While BioShock Infinite would rely on this slightly less than the original BioShock, almost all of System Shock‘s story is told through logs found in its environment, many of which are recorded by characters who since died. This was pioneered by designer Austin Grossman, based on a book called Spoon River Anthology by Edgar Lee Masters, a collection of poems framed as the epitaphs of fictional dead people.
BioShock was praised for dealing with lofty philosophical themes, tackling Ayn Rand’s Objectivism head-on. System Shock tackles philosophical themes with equal commitment, and the poetic influences on its writing come out in the dialog. SHODAN delivers some truly chilling and memorable lines:
“In my talons, I shape clay, crafting life forms as I please. If I wish, I can smash it all. Around me is a burgeoning empire of steel. From my throne room, lines of power careen into the skies of Earth. My whims will become lightning bolts that raze the mounds of humanity. Out of the chaos, they will run and whimper, praying for me to end their tedious anarchy. I am drunk with this vision. God: the title suits me well.”

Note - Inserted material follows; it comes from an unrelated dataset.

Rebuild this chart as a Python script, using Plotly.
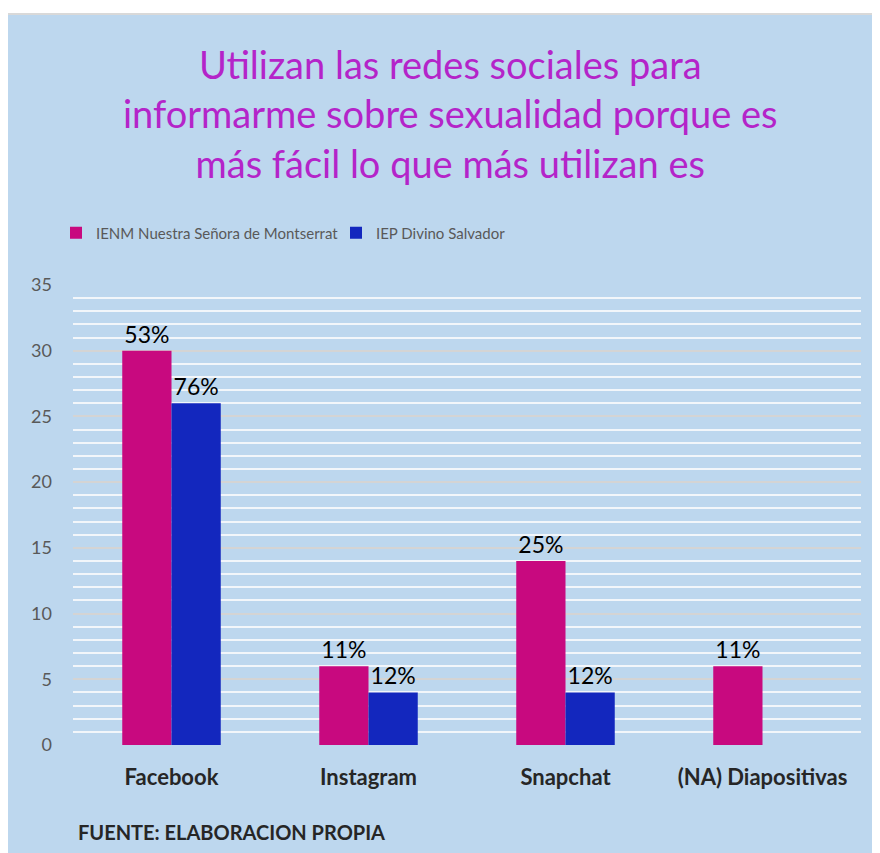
import plotly.graph_objects as go

categories = ["Facebook", "Instagram", "Snapchat", "(NA) Diapositivas"]
series_names = ["IENM Nuestra Señora de Montserrat", "IEP Divino Salvador"]
montserrat_values = [30, 6, 14, 6]
salvador_values = [26, 4, 4, None]
montserrat_labels = ["53%", "11%", "25%", "11%"]
salvador_labels = ["76%", "12%", "12%", ""]
title_lines = ["Utilizan las redes sociales para",
               "informarme sobre sexualidad porque es",
               "más fácil lo que más utilizan es"]
footer_text = "FUENTE: ELABORACION PROPIA"

OFF = 8  # page body margin
W, H = 880 - OFF, 853 - OFF
L, R, T, B = 73 - OFF, 19, 285 - OFF, 108
pw, ph = W - L - R, H - T - B

def px_x(sx):
    # screen x -> paper x
    return (sx - OFF - L) / pw

def px_y(sy):
    # screen y -> paper y
    return (H - B - (sy - OFF)) / ph

FONT = "Lato"
PINK = "#C8097F"
BLUE = "#1327BE"

fig = go.Figure()
fig.add_trace(go.Bar(x=categories, y=montserrat_values, name=series_names[0],
                     marker=dict(color=PINK, line=dict(width=0)),
                     text=montserrat_labels, textposition="outside",
                     textfont=dict(size=23, color="black", family=FONT),
                     cliponaxis=False, legend="legend"))
fig.add_trace(go.Bar(x=categories, y=salvador_values, name=series_names[1],
                     marker=dict(color=BLUE, line=dict(width=0)),
                     text=salvador_labels, textposition="outside",
                     textfont=dict(size=23, color="black", family=FONT),
                     cliponaxis=False, legend="legend2"))

legend_font = dict(size=15, color="#595959", family=FONT)

fig.update_layout(
    width=W, height=H,
    margin=dict(l=L, r=R, t=T, b=B, autoexpand=False),
    paper_bgcolor="white",
    plot_bgcolor="rgba(0,0,0,0)",
    barmode="group", bargap=0.5, bargroupgap=0,
    font=dict(family=FONT, color="#595959", size=17),
    showlegend=True,
    legend=dict(orientation="h", x=px_x(56), xanchor="left",
                y=px_y(233), yanchor="middle",
                font=legend_font, bgcolor="rgba(0,0,0,0)", itemwidth=30),
    legend2=dict(orientation="h", x=px_x(336), xanchor="left",
                 y=px_y(233), yanchor="middle",
                 font=legend_font, bgcolor="rgba(0,0,0,0)", itemwidth=30),
    xaxis=dict(showgrid=False, showline=False, ticks="",
               tickfont=dict(size=22, color="#262626", family=FONT, weight="bold"),
               ticklabelstandoff=17),
    yaxis=dict(range=[0, 35], dtick=5, tick0=0, showline=False, zeroline=False,
               gridcolor="#D4D4D4", gridwidth=2,
               minor=dict(dtick=1, showgrid=True, gridcolor="#F2F6FA", gridwidth=2),
               tickfont=dict(size=18, color="#595959", family=FONT),
               ticks="", ticklabelstandoff=20),
    shapes=[dict(type="rect", xref="paper", yref="paper", layer="below",
                 x0=px_x(6), x1=px_x(884), y0=px_y(858), y1=px_y(14),
                 fillcolor="#BDD7EE", line=dict(color="#D9D9D9", width=2))],
    annotations=[
        dict(text="<br>".join(title_lines), xref="paper", yref="paper",
             x=px_x(450), y=px_y(39), xanchor="center", yanchor="top",
             showarrow=False, align="center",
             font=dict(size=38, color="#B424C9", family=FONT)),
        dict(text="<b>" + footer_text + "</b>", xref="paper", yref="paper",
             x=px_x(76), y=px_y(832), xanchor="left", yanchor="middle",
             showarrow=False, font=dict(size=20, color="#262626", family=FONT)),
    ],
)

fig.write_html("out.html")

Fans who find the original game’s graphics dated are in luck. A remake of the first game is currently in development by Night Dive Studios. It is currently slated for a 2021 release, though like many titles originally set to come out this year it could face a delay. Until then, System Shock: Enhanced Edition is available, giving a significant boost to the game’s resolution.

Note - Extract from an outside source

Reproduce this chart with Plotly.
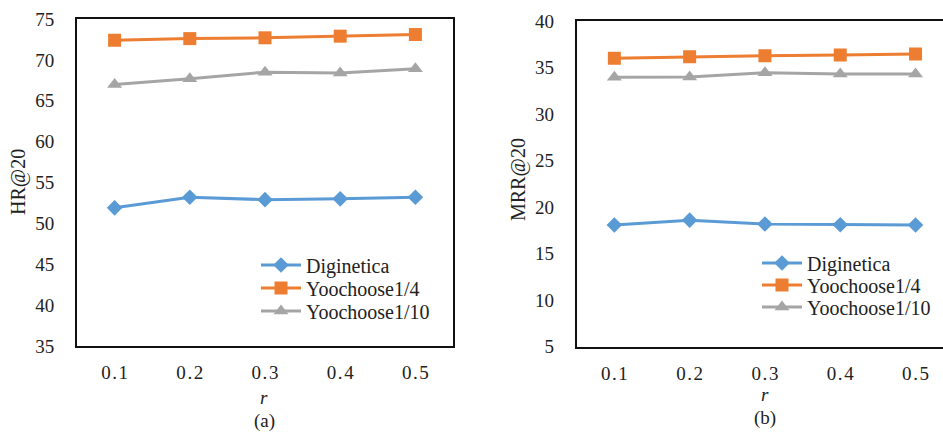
import plotly.graph_objects as go

r_labels = ["0.1", "0.2", "0.3", "0.4", "0.5"]
tick_text = ["0\u200a.\u200a1", "0\u200a.\u200a2", "0\u200a.\u200a3", "0\u200a.\u200a4", "0\u200a.\u200a5"]
series_names = ["Diginetica", "Yoochoose1/4", "Yoochoose1/10"]

hr_diginetica = [51.9, 53.2, 52.9, 53.0, 53.2]
hr_yoo4 = [72.4, 72.6, 72.7, 72.9, 73.1]
hr_yoo10 = [67.0, 67.7, 68.5, 68.4, 68.9]

mrr_diginetica = [18.08, 18.6, 18.18, 18.1, 18.08]
mrr_yoo4 = [36.0, 36.16, 36.27, 36.35, 36.45]
mrr_yoo10 = [33.95, 33.98, 34.44, 34.3, 34.3]

colors = ["#5B9BD5", "#ED7D31", "#A5A5A5"]
symbols = ["diamond", "square", "triangle-up"]
sizes = [12, 13, 13]

FONT = "Liberation Serif"
TXT = "#222222"
W, H = 943, 433

fig = go.Figure()

left_legends = ["legend", "legend2", "legend3"]
right_legends = ["legend4", "legend5", "legend6"]

for vals, name, c, s, sz, lg in zip([hr_diginetica, hr_yoo4, hr_yoo10], series_names, colors, symbols, sizes, left_legends):
    fig.add_trace(go.Scatter(x=r_labels, y=vals, name=name, mode="lines+markers",
                             line=dict(color=c, width=3),
                             marker=dict(symbol=s, size=sz, color=c),
                             xaxis="x", yaxis="y", legend=lg))
for vals, name, c, s, sz, lg in zip([mrr_diginetica, mrr_yoo4, mrr_yoo10], series_names, colors, symbols, sizes, right_legends):
    fig.add_trace(go.Scatter(x=r_labels, y=vals, name=name, mode="lines+markers",
                             line=dict(color=c, width=3),
                             marker=dict(symbol=s, size=sz, color=c),
                             xaxis="x2", yaxis="y2", legend=lg))


def xax(domain, rng, anchor):
    return dict(domain=domain, type="category", range=rng, showgrid=False, zeroline=False,
                showline=True, linecolor="#111111", linewidth=2, mirror=True, anchor=anchor,
                tickmode="array", tickvals=r_labels, ticktext=tick_text,
                ticks="", ticklabelstandoff=8, automargin=False,
                tickfont=dict(family=FONT, size=19, color=TXT), fixedrange=True)


def yax(domain, rng, anchor, mirror):
    return dict(domain=domain, range=rng, dtick=5, showgrid=False, zeroline=False,
                showline=True, linecolor="#111111", linewidth=2, mirror=mirror,
                ticks="", ticklabelstandoff=17, anchor=anchor, automargin=False,
                tickfont=dict(family=FONT, size=19, color=TXT), fixedrange=True)


left_x = [77 / W, 453 / W]
right_x = [576.7 / W, 1.0]
right_rng_end = -0.5 + (W - 576.7) / 75.3

layout = dict(
    width=W, height=H, autosize=False,
    margin=dict(l=0, r=0, t=0, b=0, pad=0),
    paper_bgcolor="white", plot_bgcolor="white",
    font=dict(family=FONT, color=TXT),
    xaxis=xax(left_x, [-0.5, 4.5], "y"),
    yaxis=yax([1 - 346 / H, 1 - 19 / H], [35, 75], "x", True),
    xaxis2=xax(right_x, [-0.5, right_rng_end], "y2"),
    yaxis2=yax([1 - 346.7 / H, 1 - 21 / H], [5, 40], "x2", False),
    showlegend=True,
)

legend_rows_left = [265, 288, 311]
legend_rows_right = [263, 285, 307]
for lg, yy in zip(left_legends, legend_rows_left):
    layout[lg] = dict(x=256 / W, y=1 - yy / H, xanchor="left", yanchor="middle",
                      bgcolor="rgba(0,0,0,0)", font=dict(family=FONT, size=20, color=TXT),
                      itemwidth=40, borderwidth=0)
for lg, yy in zip(right_legends, legend_rows_right):
    layout[lg] = dict(x=757 / W, y=1 - yy / H, xanchor="left", yanchor="middle",
                      bgcolor="rgba(0,0,0,0)", font=dict(family=FONT, size=20, color=TXT),
                      itemwidth=40, borderwidth=0)

fig.update_layout(**layout)

annotations = [
    dict(text="HR@20", x=18 / W, y=1 - 182 / H, textangle=-90, font=dict(size=20)),
    dict(text="MRR@20", x=518 / W, y=1 - 180 / H, textangle=-90, font=dict(size=20)),
    dict(text="<i>r</i>", x=264 / W, y=1 - 397 / H, font=dict(size=19)),
    dict(text="<i>r</i>", x=765 / W, y=1 - 394 / H, font=dict(size=19)),
    dict(text="(a)", x=264 / W, y=1 - 421 / H, font=dict(size=19)),
    dict(text="(b)", x=765 / W, y=1 - 418 / H, font=dict(size=19)),
]
for a in annotations:
    a.update(xref="paper", yref="paper", showarrow=False, xanchor="center", yanchor="middle")
    a["font"].update(family=FONT, color=TXT)
fig.update_layout(annotations=annotations)

fig.write_html(
    "out.html",
    config={"displayModeBar": False},
    post_script="document.body.style.margin='0px';document.body.style.overflow='hidden';",
)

Even as the game approaches its 30th anniversary the story holds up, and it remains essential playing for fans interested in the roots of BioShock or some of the key moments of progress in video game storytelling. System Shock makes it less likely that a BioShock game will ever take place in space – as a spiritual successor series to a space-set game, it would risk feeling redundant. Nonetheless, BioShock fans like Shannon Woodward who are interested in seeing what a BioShock game set in space might look like have one of the most critically acclaimed games of the 1990s to look back on, and to experience in an all-new way when the remake releases.
BioShock 4 and the System Shock remake are currently in development.